Auschwitz: Where Words Fall Short

Only a thin pane of glass stood between me and two tons of human hair. Some of it was still in braids. Most of it had lost its color and I couldn’t handle it. I rushed through this exhibit in the Auschwitz I museum and I thought I was going to vomit. For me, looking at the hair was like looking at someone’s arm or leg. Each piece was once attached to someone’s body, a woman’s body, but was hacked off to inflict hurt, shame, and inhumanity. In that moment I had the privilege to walk away from a place that made me incredibly uncomfortable, but the million people who died at Auschwitz didn’t have that luxury.

You could read a thousand books about concentration camps, but they would never evoke the feeling you get while standing in one. A sentence could never convey what it is to touch the boards women laid on, sick and dying, while they awaited their selection for the gas chambers.

These are the barracks in block 25 where sick and dying women were sent until there were 1000 of them. Then they were sent to the gas chambers.

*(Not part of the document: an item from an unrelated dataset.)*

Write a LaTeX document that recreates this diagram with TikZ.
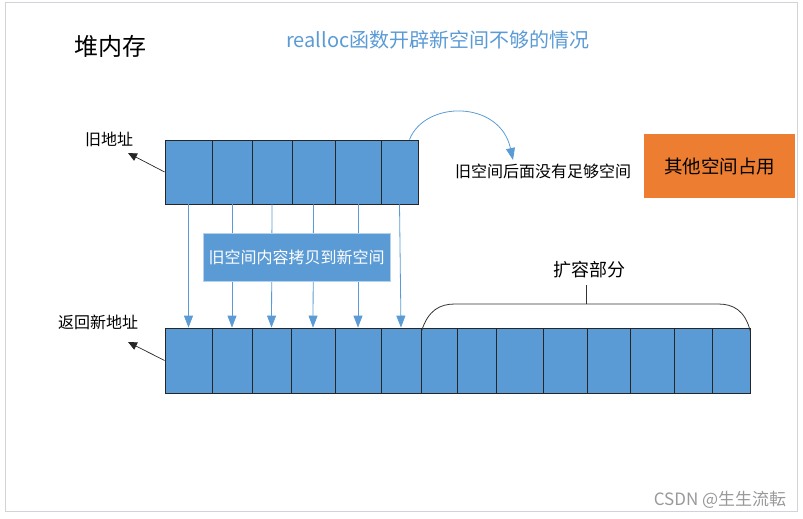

Learning about military operations is important, yes, and I am eternally grateful to the men who gave their lives to the war against Nazi Germany, but I felt that my classes fell a little short in emphasizing why these men were fighting. But I get it now – it is almost impossible to explain Auschwitz and the emotions that accompany the experience without being there. The power of place is critical to learning; it creates an intense muddle of emotions. We learn from uncomfortable situations and the atrocities that happened there deserve to be remembered with a lingering sense of discomfort. I felt anger, disgust, confusion and overwhelming sadness all at the exact same time. And I think that was Professor Steigerwald’s point: nothing he would’ve given us to read would’ve prepared us for the experience we would have there and so he left it open ended.

I still haven’t quite sorted out how I felt about it all – and I don’t think I ever will. I don’t think anyone will ever understand why the Nazis killed six million people in the ways that they did and visiting sites of human destruction only makes it all less clear. But what I do know is that nothing prepared me for this experience, not one novel or one personal account and it is an experience that I will never forget.

A cattle car on the train tracks at Auschwitz II – Birkineau. It is a replica of the ones used to transport people into the camps.